NASE requires divemaster candidates to also have demonstrated competency in physics, physiology, skills and environment, dive planning and equipment prior to entering a program.

PADI Divemaster candidates must have completed 60 logged dives prior to certification.

==== NAUI ====
Divemaster is a NAUI leadership-level certification between Assistant Instructor and Instructor, in contrast to agencies such as PADI that rate divemaster as the lowest level of leadership qualification.

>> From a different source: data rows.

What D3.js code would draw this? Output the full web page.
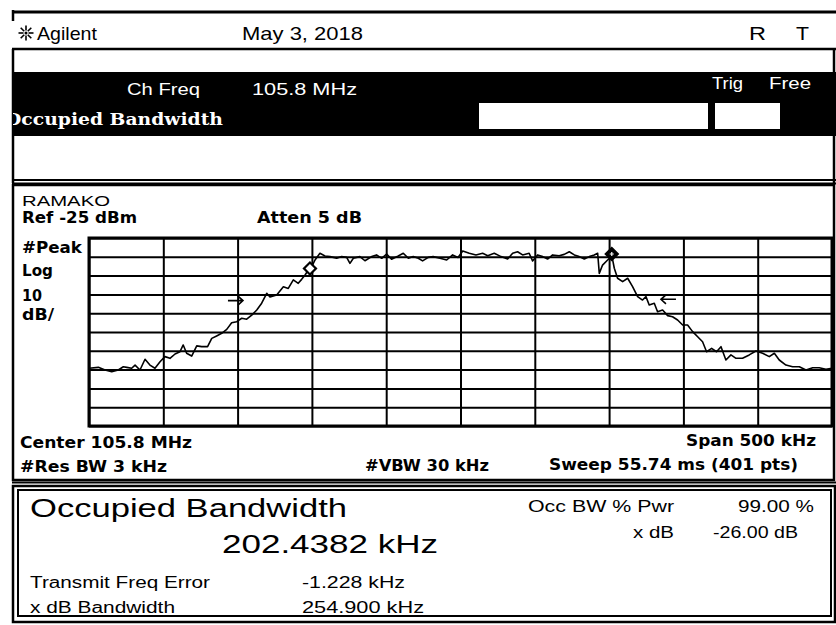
<!DOCTYPE html>
<html>
<head>
<meta charset="utf-8">
<script src="https://cdn.jsdelivr.net/npm/d3@7"></script>
<style>
  body { margin: 0; background: #fff; }
  svg { display: block; }
</style>
</head>
<body>
<script>
'use strict';

// trace: offset from centre (kHz) and level (dBm)
var freqOffset = [-250,-243.7,-239.2,-234.7,-230.3,-226.9,-224.6,-221.3,-219.0,-215.7,
  -212.3,-209.0,-205.6,-202.2,-198.9,-195.5,-192.1,-188.8,-186.6,-184.3,
  -180.9,-177.5,-174.2,-170.2,-167.4,-164.1,-160.7,-157.3,-154.0,-150.6,
  -147.2,-143.9,-140.5,-137.1,-133.8,-130.4,-128.2,-123.7,-119.2,-115.9,
  -112.5,-109.2,-106.9,-104.6,-102.4,-100.1,-97.9,-94.6,-91.2,-87.8,
  -83.3,-80.0,-76.6,-74.4,-72.1,-67.7,-64.3,-59.8,-56.5,-53.0,
  -49.7,-46.4,-41.9,-38.5,-35.1,-31.8,-28.4,-25.5,-21.7,-18.4,
  -13.8,-9.3,-5.3,-1.7,1.5,5.9,10.4,14.9,18.3,22.7,
  27.3,31.7,35.1,38.4,41.8,46.2,48.5,51.9,55.3,58.6,
  62.0,66.4,69.8,73.2,76.6,79.9,83.3,86.7,90.0,92.3,
  93.4,95.6,99.0,101.9,103.5,105.7,109.1,112.5,115.8,119.2,
  122.5,124.8,127.0,130.4,132.6,136.0,139.4,142.7,146.1,149.5,
  152.8,156.2,159.6,162.9,165.6,169.0,172.3,175.3,178.6,182.0,
  185.4,189.8,194.3,198.8,203.3,207.8,211.2,214.5,219.0,223.5,
  228.0,232.5,237.0,241.4,245.9,250];

var level = [-94.3,-93.8,-95.2,-96.1,-95.2,-93.5,-93.8,-94.3,-92.6,-95.2,
  -89.5,-92.6,-94.3,-90.8,-88.1,-89.0,-86.7,-85.5,-81.9,-86.3,
  -87.8,-82.4,-82.8,-82.8,-78.4,-77.1,-75.7,-73.6,-70.1,-69.5,
  -67.7,-68.2,-66.0,-63.3,-59.7,-54.4,-56.4,-55.3,-50.9,-51.8,
  -47.3,-49.1,-47.0,-44.7,-42.0,-40.3,-36.7,-33.1,-34.6,-34.9,
  -35.8,-34.9,-35.3,-38.5,-35.8,-34.9,-37.1,-34.9,-34.0,-35.8,
  -33.5,-36.3,-34.6,-33.1,-35.8,-34.9,-35.8,-37.2,-35.3,-34.9,
  -35.8,-36.7,-34.0,-35.4,-31.9,-33.1,-34.0,-33.1,-34.4,-33.1,
  -34.9,-36.2,-33.1,-32.3,-34.0,-33.1,-37.2,-34.0,-34.9,-36.2,
  -34.0,-34.4,-33.7,-32.3,-34.0,-34.9,-36.2,-34.9,-34.0,-33.1,
  -43.8,-39.4,-36.7,-34.6,-41.1,-46.4,-48.2,-46.4,-50.9,-56.2,
  -58.0,-56.2,-60.6,-59.7,-64.2,-63.3,-66.3,-66.9,-68.6,-71.3,
  -71.3,-74.8,-77.5,-80.2,-85.5,-83.7,-85.5,-82.8,-89.9,-87.2,
  -89.0,-89.0,-87.2,-85.1,-86.3,-88.1,-86.3,-89.9,-92.6,-93.5,
  -93.5,-95.2,-94.0,-94.0,-94.8,-94.3];

// OBW markers (open = lower edge, filled = upper edge)
var markerFreq = [-101.3, 101.8];
var markerLevel = [-41.2, -33.5];
var markerFilled = [false, true];

// x dB arrows
var arrowFreq = [-146.4, 134.9];
var arrowLevel = [-58.3, -57.6];
var arrowDir = [1, -1];

// axis settings of the analyser
var spanKHz = 500;
var refLevel = -25;
var dbPerDiv = 10;
var divisions = 10;

var W = 836, H = 625;
var plot = {left: 89, right: 832, top: 238, bottom: 426};

var svg = d3.select("body").append("svg")
    .attr("width", W)
    .attr("height", H);

var REG = "'Liberation Sans', Arial, sans-serif";
var BOLD = "'DejaVu Sans', Verdana, sans-serif";

// ---------- frame pieces ----------
function hline(y, x1, x2, w) {
  svg.append("line").attr("x1", x1).attr("x2", x2).attr("y1", y).attr("y2", y)
    .attr("stroke", "#000").attr("stroke-width", w);
}
function vline(x, y1, y2, w) {
  svg.append("line").attr("x1", x).attr("x2", x).attr("y1", y1).attr("y2", y2)
    .attr("stroke", "#000").attr("stroke-width", w);
}

hline(12, 12, 836, 3);
vline(13, 10, 21, 2.5);
hline(49, 12, 836, 2.5);
vline(13, 49, 183, 2.5);
vline(834, 49, 183, 2.5);

svg.append("rect").attr("x", 13).attr("y", 72).attr("width", 823).attr("height", 64).attr("fill", "#000");
svg.append("rect").attr("x", 479).attr("y", 103).attr("width", 229).attr("height", 26).attr("fill", "#fff");
svg.append("rect").attr("x", 715).attr("y", 103).attr("width", 65).attr("height", 26).attr("fill", "#fff");

hline(180, 12, 836, 2);
hline(183.5, 12, 836, 2);

// chart panel
svg.append("rect").attr("x", 13).attr("y", 185).attr("width", 821).attr("height", 295)
  .attr("fill", "none").attr("stroke", "#000").attr("stroke-width", 2.5);
hline(482.5, 12, 836, 2);

// result panel (double border)
svg.append("rect").attr("x", 13).attr("y", 486).attr("width", 822).attr("height", 136)
  .attr("fill", "none").attr("stroke", "#000").attr("stroke-width", 2.5);
svg.append("rect").attr("x", 18).attr("y", 490).attr("width", 813).attr("height", 126)
  .attr("fill", "none").attr("stroke", "#000").attr("stroke-width", 2);

// sun logo
var sun = svg.append("g").attr("transform", "translate(26,33)");
d3.range(8).forEach(function(i) {
  var a = i * Math.PI / 4;
  sun.append("line")
    .attr("x1", Math.cos(a) * 2.5).attr("y1", Math.sin(a) * 2.5)
    .attr("x2", Math.cos(a) * 7.5).attr("y2", Math.sin(a) * 7.5)
    .attr("stroke", "#000").attr("stroke-width", 1.6);
});
sun.append("circle").attr("r", 1.5).attr("fill", "#000");

// ---------- texts ----------
svg.append("clipPath").attr("id", "band").append("rect")
  .attr("x", 13).attr("y", 72).attr("width", 823).attr("height", 64);

var texts = [
  {t: "Agilent", x: 37, y: 40, w: 60, s: 19, f: REG, b: false, c: "#000"},
  {t: "May 3, 2018", x: 242, y: 40, w: 121, s: 19, f: REG, b: false, c: "#000"},
  {t: "R", x: 749, y: 40, w: 17, s: 19, f: REG, b: false, c: "#000"},
  {t: "T", x: 796, y: 40, w: 13, s: 19, f: REG, b: false, c: "#000"},
  {t: "Ch Freq", x: 127, y: 95, w: 73, s: 17, f: REG, b: false, c: "#fff"},
  {t: "105.8 MHz", x: 252, y: 95, w: 105, s: 17, f: REG, b: false, c: "#fff"},
  {t: "Trig", x: 712, y: 89, w: 31, s: 17, f: REG, b: false, c: "#fff"},
  {t: "Free", x: 769, y: 89, w: 42, s: 17, f: REG, b: false, c: "#fff"},
  {t: "Occupied Bandwidth", x: 5, y: 125, w: 218, s: 17, f: "'DejaVu Serif', serif", b: true, c: "#fff", clip: true},

  {t: "RAMAKO", x: 22, y: 206, w: 88, s: 15, f: REG, b: false, c: "#000"},
  {t: "Ref -25 dBm", x: 22, y: 223, w: 115, s: 15, f: BOLD, b: true, c: "#000"},
  {t: "Atten 5 dB", x: 257, y: 223, w: 105, s: 15, f: BOLD, b: true, c: "#000"},
  {t: "#Peak", x: 22, y: 253, w: 60, s: 15, f: BOLD, b: true, c: "#000"},
  {t: "Log", x: 22, y: 276, w: 31, s: 15, f: BOLD, b: true, c: "#000"},
  {t: "10", x: 22, y: 301, w: 20, s: 15, f: BOLD, b: true, c: "#000"},
  {t: "dB/", x: 22, y: 320, w: 32, s: 15, f: BOLD, b: true, c: "#000"},
  {t: "Center 105.8 MHz", x: 20, y: 448, w: 172, s: 15, f: BOLD, b: true, c: "#000"},
  {t: "Span 500 kHz", x: 686, y: 446, w: 130, s: 15, f: BOLD, b: true, c: "#000"},
  {t: "#Res BW 3 kHz", x: 20, y: 472, w: 147, s: 15, f: BOLD, b: true, c: "#000"},
  {t: "#VBW 30 kHz", x: 365, y: 471, w: 124, s: 15, f: BOLD, b: true, c: "#000"},
  {t: "Sweep 55.74 ms (401 pts)", x: 549, y: 470, w: 249, s: 15, f: BOLD, b: true, c: "#000"},

  {t: "Occupied Bandwidth", x: 30, y: 517, w: 317, s: 25, f: REG, b: false, c: "#000"},
  {t: "202.4382 kHz", x: 222, y: 553, w: 216, s: 25, f: REG, b: false, c: "#000"},
  {t: "Occ BW % Pwr", x: 528, y: 512, w: 146, s: 16, f: REG, b: false, c: "#000"},
  {t: "99.00 %", x: 738, y: 512, w: 76, s: 16, f: REG, b: false, c: "#000"},
  {t: "x dB", x: 633, y: 538, w: 41, s: 16, f: REG, b: false, c: "#000"},
  {t: "-26.00 dB", x: 713, y: 538, w: 85, s: 16, f: REG, b: false, c: "#000"},
  {t: "Transmit Freq Error", x: 30, y: 588, w: 180, s: 16, f: REG, b: false, c: "#000"},
  {t: "-1.228 kHz", x: 302, y: 588, w: 103, s: 16, f: REG, b: false, c: "#000"},
  {t: "x dB Bandwidth", x: 30, y: 613, w: 145, s: 16, f: REG, b: false, c: "#000"},
  {t: "254.900 kHz", x: 302, y: 613, w: 122, s: 16, f: REG, b: false, c: "#000"}
];

svg.selectAll("text.lbl")
  .data(texts)
  .enter()
  .append("text")
  .attr("class", "lbl")
  .attr("x", function(d) { return d.x; })
  .attr("y", function(d) { return d.y; })
  .attr("textLength", function(d) { return d.w; })
  .attr("lengthAdjust", "spacingAndGlyphs")
  .attr("clip-path", function(d) { return d.clip ? "url(#band)" : null; })
  .style("font-family", function(d) { return d.f; })
  .style("font-size", function(d) { return d.s + "px"; })
  .style("font-weight", function(d) { return d.b ? "bold" : "normal"; })
  .attr("fill", function(d) { return d.c; })
  .text(function(d) { return d.t; });

// ---------- graticule ----------
var x = d3.scaleLinear()
  .domain([-spanKHz / 2, spanKHz / 2])
  .range([plot.left, plot.right]);

var y = d3.scaleLinear()
  .domain([refLevel - dbPerDiv * divisions, refLevel])
  .range([plot.bottom, plot.top]);

var g = svg.append("g");

g.append("g")
  .attr("transform", "translate(0," + plot.bottom + ")")
  .call(d3.axisBottom(x)
    .tickValues(d3.range(-spanKHz / 2, spanKHz / 2 + 1, spanKHz / divisions))
    .tickSize(-(plot.bottom - plot.top))
    .tickFormat(""))
  .call(function(a) { a.select(".domain").remove(); })
  .selectAll("line").attr("stroke", "#000").attr("stroke-width", 2);

g.append("g")
  .attr("transform", "translate(" + plot.left + ",0)")
  .call(d3.axisLeft(y)
    .tickValues(d3.range(refLevel - dbPerDiv * divisions, refLevel + 1, dbPerDiv))
    .tickSize(-(plot.right - plot.left))
    .tickFormat(""))
  .call(function(a) { a.select(".domain").remove(); })
  .selectAll("line").attr("stroke", "#000").attr("stroke-width", 2);

g.append("rect")
  .attr("x", plot.left).attr("y", plot.top)
  .attr("width", plot.right - plot.left).attr("height", plot.bottom - plot.top)
  .attr("fill", "none").attr("stroke", "#000").attr("stroke-width", 3);

// ---------- trace ----------
var trace = freqOffset.map(function(f, i) { return {f: f, v: level[i]}; });

g.append("path")
  .datum(trace)
  .attr("fill", "none")
  .attr("stroke", "#000")
  .attr("stroke-width", 1.6)
  .attr("stroke-linejoin", "round")
  .attr("d", d3.line()
    .x(function(d) { return x(d.f); })
    .y(function(d) { return y(d.v); }));

// arrows
arrowFreq.forEach(function(f, i) {
  var tx = x(f), ty = y(arrowLevel[i]), dir = arrowDir[i];
  g.append("path")
    .attr("d", "M" + (tx - dir * 15) + "," + ty + "L" + tx + "," + ty +
      "M" + (tx - dir * 5) + "," + (ty - 4.5) + "L" + tx + "," + ty + "L" + (tx - dir * 5) + "," + (ty + 4.5))
    .attr("fill", "none").attr("stroke", "#000").attr("stroke-width", 1.6);
});

// diamond markers
markerFreq.forEach(function(f, i) {
  var m = g.append("g")
    .attr("transform", "translate(" + x(f) + "," + y(markerLevel[i]) + ") rotate(45)");
  m.append("path")
    .attr("d", d3.symbol().type(d3.symbolSquare).size(72)())
    .attr("fill", markerFilled[i] ? "#000" : "#fff")
    .attr("stroke", "#000")
    .attr("stroke-width", 2.2);
  if (markerFilled[i]) {
    m.append("path").attr("d", "M-2,0L2,0M0,-2L0,2")
      .attr("transform", "rotate(-45)")
      .attr("stroke", "#fff").attr("stroke-width", 1.2);
  }
});
</script>
</body>
</html>
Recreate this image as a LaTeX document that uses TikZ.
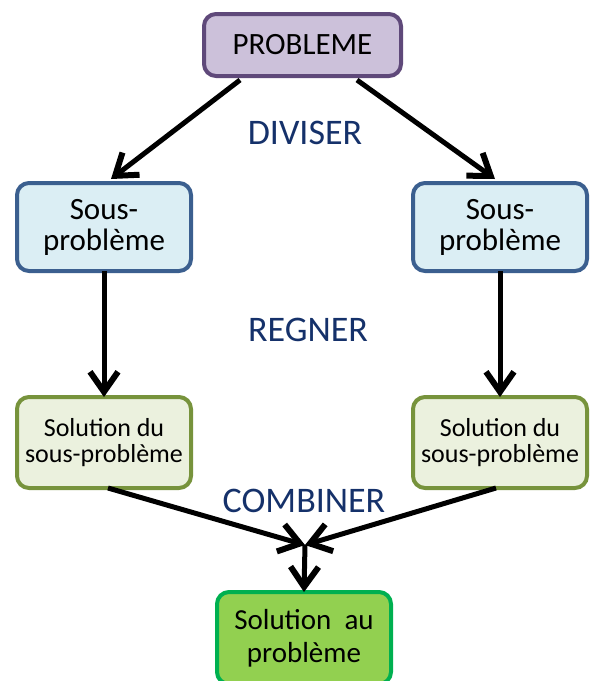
\documentclass[tikz,border=0pt]{standalone}
\usepackage{fontspec}
\setmainfont{Carlito}
\usetikzlibrary{arrows.meta}
\definecolor{probfill}{HTML}{CCC1DA}
\definecolor{probdraw}{HTML}{5F497A}
\definecolor{sousfill}{HTML}{DBEEF4}
\definecolor{sousdraw}{HTML}{3B5F8F}
\definecolor{solfill}{HTML}{EBF1DE}
\definecolor{soldraw}{HTML}{77933C}
\definecolor{finfill}{HTML}{92D050}
\definecolor{findraw}{HTML}{00B050}
\definecolor{lblblue}{HTML}{15316A}
\tikzset{
  box/.style={rounded corners=12pt, line width=4pt, align=center, inner sep=0pt, outer sep=0pt},
  probbox/.style={box, fill=probfill, draw=probdraw, minimum width=197pt, minimum height=62pt, font=\fontsize{31}{33}\selectfont},
  sousbox/.style={box, fill=sousfill, draw=sousdraw, minimum width=174pt, minimum height=88pt, font=\fontsize{31}{31}\selectfont},
  solbox/.style={box, fill=solfill, draw=soldraw, minimum width=174pt, minimum height=91pt, font=\fontsize{26}{26}\selectfont},
  finbox/.style={box, fill=finfill, draw=findraw, minimum width=174pt, minimum height=92pt, font=\fontsize{29}{33}\selectfont},
  lbl/.style={text=lblblue, font=\fontsize{36}{36}\selectfont, inner sep=0pt},
  arr/.style={line width=5pt, -{Straight Barb[length=20pt,width=28pt,line width=6pt 0]}},
}
\begin{document}
\begin{tikzpicture}[x=1pt,y=-1pt]
\useasboundingbox (0,0) rectangle (597,681);
\node[probbox] (prob) at (302.5,45) {PROBLEME};
\node[sousbox] (sousL) at (104,227) {Sous-\\problème};
\node[sousbox] (sousR) at (500,227) {Sous-\\problème};
\node[solbox] (solL) at (104,442.5) {Solution du\\sous-problème};
\node[solbox] (solR) at (500,442.5) {Solution du\\sous-problème};
\node[finbox] (fin) at (304,638) {Solution~~au\\problème};
\node[lbl] (div) at (305,133) {DIVISER};
\node[lbl] (reg) at (308,330) {REGNER};
\node[lbl] (comb) at (304,501) {COMBINER};
\coordinate (pl) at (240,80);
\coordinate (pr) at (357,80);
\coordinate (tl) at (111,179);
\coordinate (tr) at (495,179);
\coordinate (m) at (305,545);
\draw[arr] (pl) -- (tl);
\draw[arr] (pr) -- (tr);
\draw[arr] (sousL.south) -- (solL.north);
\draw[arr] (sousR.south) -- (solR.north);
\draw[arr] ([xshift=4pt]solL.south) -- (m);
\draw[arr] ([xshift=-4pt]solR.south) -- (m);
\draw[arr] (m) -- (fin.north);
\end{tikzpicture}
\end{document}
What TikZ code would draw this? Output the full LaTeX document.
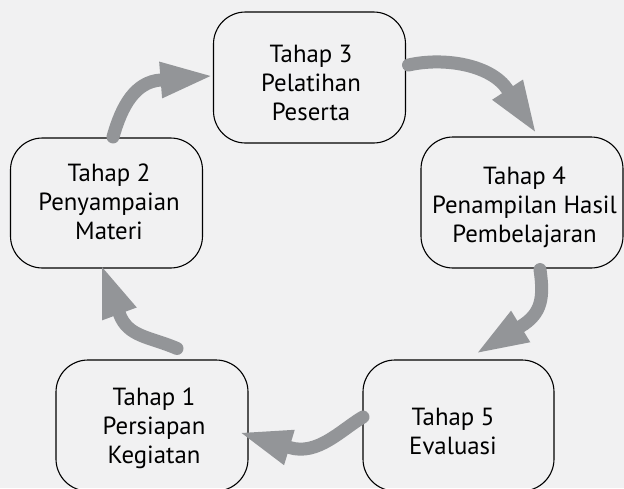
\documentclass[tikz,border=0pt]{standalone}
\usepackage{fontspec}
\setmainfont{PT Sans}
\usetikzlibrary{arrows.meta,calc}
\definecolor{bg}{RGB}{241,241,242}
\definecolor{arr}{RGB}{147,149,152}
\begin{document}
\begin{tikzpicture}[x=1pt,y=-1pt,
  stage/.style={draw=black, line width=1.1pt, rounded corners=32pt,
    minimum width=192pt, minimum height=131pt, inner sep=0pt},
  stagetext/.style={align=center, inner sep=0pt,
    font=\fontsize{24.8}{29}\selectfont},
  flow/.style={draw=arr, line width=13pt, line cap=round,
    -{Triangle[length=50pt,width=37pt,line width=0pt]}}]
\fill[bg] (0,0) rectangle (624,488);
\useasboundingbox (0,0) rectangle (624,488);

\node[stage] (b3) at (309.5,77.5) {};
\node[stage, minimum height=130pt] (b2) at (106.5,203) {};
\node[stage, minimum width=202pt] (b4) at (522,202.5) {};
\node[stage] (b1) at (152,425.5) {};
\node[stage, minimum width=191pt] (b5) at (458.5,425.5) {};

\node[stagetext] (l3) at ($(b3)+(1.5,7.7)$) {\strut Tahap 3\\\strut Pelatihan\\\strut Peserta};
\node[stagetext] (l2) at ($(b2)+(2.5,1.2)$) {\strut Tahap 2\\\strut Penyampaian\\\strut Materi};
\node[stagetext] (l4) at ($(b4)+(2.5,4.7)$) {\strut Tahap 4\\\strut Penampilan Hasil\\\strut Pembelajaran};
\node[stagetext] (l1) at ($(b1)+(2,2.7)$) {\strut Tahap 1\\\strut Persiapan\\\strut Kegiatan};
\node[stagetext] (l5) at ($(b5)+(-5.5,8.2)$) {\strut Tahap 5\\\strut Evaluasi};

\coordinate (s23) at ($(b2.north)+(6.5,-0.5)$);
\coordinate (t23) at ($(b3.west)+(-2.5,-1.5)$);
\coordinate (s34) at ($(b3.east)+(2.5,-12.5)$);
\coordinate (t34) at ($(b4.north)+(13,-5)$);
\coordinate (s45) at ($(b4.south)+(18,1)$);
\coordinate (t45) at ($(b5.north)+(19.5,-7)$);
\coordinate (s51) at ($(b5.west)+(0.5,-8.5)$);
\coordinate (t51) at ($(b1.east)+(-7,7.5)$);
\coordinate (s12) at ($(b1.north)+(25,-11)$);
\coordinate (t12) at ($(b2.south)+(-4.5,-1.5)$);

\draw[flow] (s23) .. controls +(9,-32) and +(-75,6) .. (t23);
\draw[flow] (s34) .. controls +(35,-8) and +(-44,-67) .. (t34);
\draw[flow] (s45) .. controls +(4,28) and +(64,-39) .. (t45);
\draw[flow] (s51) .. controls +(-22,13) and +(76,23) .. (t51);
\draw[flow] (s12) .. controls +(-28,-12) and +(26,70) .. (t12);
\end{tikzpicture}
\end{document}
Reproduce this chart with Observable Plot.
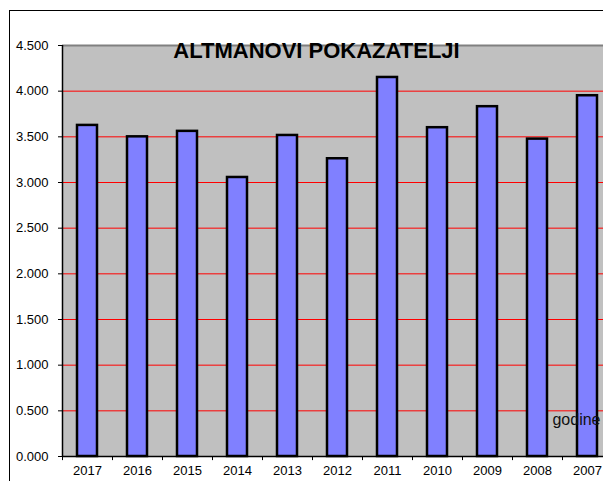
<!DOCTYPE html>
<html>
<head>
<meta charset="utf-8">
<script src="https://cdn.jsdelivr.net/npm/d3@7"></script>
<script src="https://cdn.jsdelivr.net/npm/@observablehq/plot@0.6"></script>
<style>
  html, body { margin: 0; padding: 0; background: #fff; }
  #wrap { position: relative; width: 603px; height: 481px; overflow: hidden; }
  #border { position: absolute; left: 9px; top: 10px; width: 700px; height: 600px;
            border-left: 1.5px solid #000; border-top: 1.5px solid #000; pointer-events: none; }
  svg { font-family: "Liberation Sans", Arial, sans-serif; }
</style>
</head>
<body>
<div id="wrap"><div id="border"></div></div>
<script>
const years  = ["2017","2016","2015","2014","2013","2012","2011","2010","2009","2008","2007"];
const values = [3.625, 3.50, 3.56, 3.055, 3.515, 3.26, 4.15, 3.60, 3.83, 3.475, 3.95];
const yTicks = [0, 0.5, 1, 1.5, 2, 2.5, 3, 3.5, 4, 4.5];
const gridLines = [0.5, 1, 1.5, 2, 2.5, 3, 3.5, 4];
const titleText = "ALTMANOVI POKAZATELJI";
const xLabel = "godine";

const data = years.map((y, i) => ({year: y, value: values[i]}));

const chart = Plot.plot({
  width: 603,
  height: 481,
  marginLeft: 62,
  marginTop: 45,
  marginBottom: 25,
  marginRight: 0,
  style: {fontFamily: "'Liberation Sans', Arial, sans-serif", fontSize: "13px", color: "#000", background: "transparent", overflow: "visible"},
  x: {domain: years, range: [62, 612], paddingInner: 0.6, paddingOuter: 0.3, label: null},
  y: {domain: [0, 4.5], range: [456, 45], label: null},
  marks: [
    Plot.frame({fill: "#c0c0c0", stroke: null}),
    Plot.ruleY(gridLines, {stroke: "#ff0000", strokeWidth: 1}),
    Plot.ruleY([4.5], {stroke: "#808080", strokeWidth: 2}),
    Plot.axisY({ticks: yTicks, tickFormat: d => d.toFixed(3), tickSize: 4, tickPadding: 10,
                stroke: "#000", fontSize: 13, letterSpacing: 0.5}),
    Plot.axisX({tickSize: 0, tickPadding: 9, fontSize: 13, letterSpacing: 0.5}),
    Plot.ruleX(years, {x: d => d, dx: -25, y1: 0, y2: -0.045, stroke: "#000", strokeWidth: 1}),
    Plot.barY(data, {x: "year", y: "value", fill: "#8080ff", stroke: "#000", strokeWidth: 2.5}),
    Plot.ruleY([0], {stroke: "#000", strokeWidth: 1.5}),
    Plot.ruleX([years[0]], {x: d => d, dx: -25, y1: 0, y2: 4.5, stroke: "#000", strokeWidth: 1.5}),
    Plot.text([titleText], {frameAnchor: "top", dx: -16.5, dy: 5.5, text: d => d, fontSize: 22,
               fontWeight: "bold", fill: "#000", lineAnchor: "middle", letterSpacing: 0.8}),
    Plot.text([xLabel], {frameAnchor: "bottom-right", dx: -3, dy: -36.5, text: d => d, fontSize: 16,
               textAnchor: "end", lineAnchor: "middle", fill: "#111"})
  ]
});
document.getElementById("wrap").insertBefore(chart, document.getElementById("border"));
chart.style.position = "absolute";
chart.style.left = "0px";
chart.style.top = "0px";
</script>
</body>
</html>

A NAUI Divemaster may organize and conduct dives for certified divers and is qualified to assist active-status NAUI Instructors on diver training courses.

NAUI provides a core of leadership-level skills and knowledge in the NAUI Master Scuba Diver and NAUI Scuba Rescue Diver courses, which are necessary prerequisites for all NAUI leadership programs. Divemaster candidates who offer equivalent certification must still pass the NAUI Master Scuba Diver written examination. Divemaster candidates must either hold a NAUI Assistant Instructor qualification, or have a minimum of 60 logged open water dives demonstrating varied environment, depth and activities, as well as water skills equal to those expected of an Assistant Instructor.

Holding a NAUI Divemaster certificate is one of three ways in which the diver certification requirements for a NAUI Instructor Training Course may be met.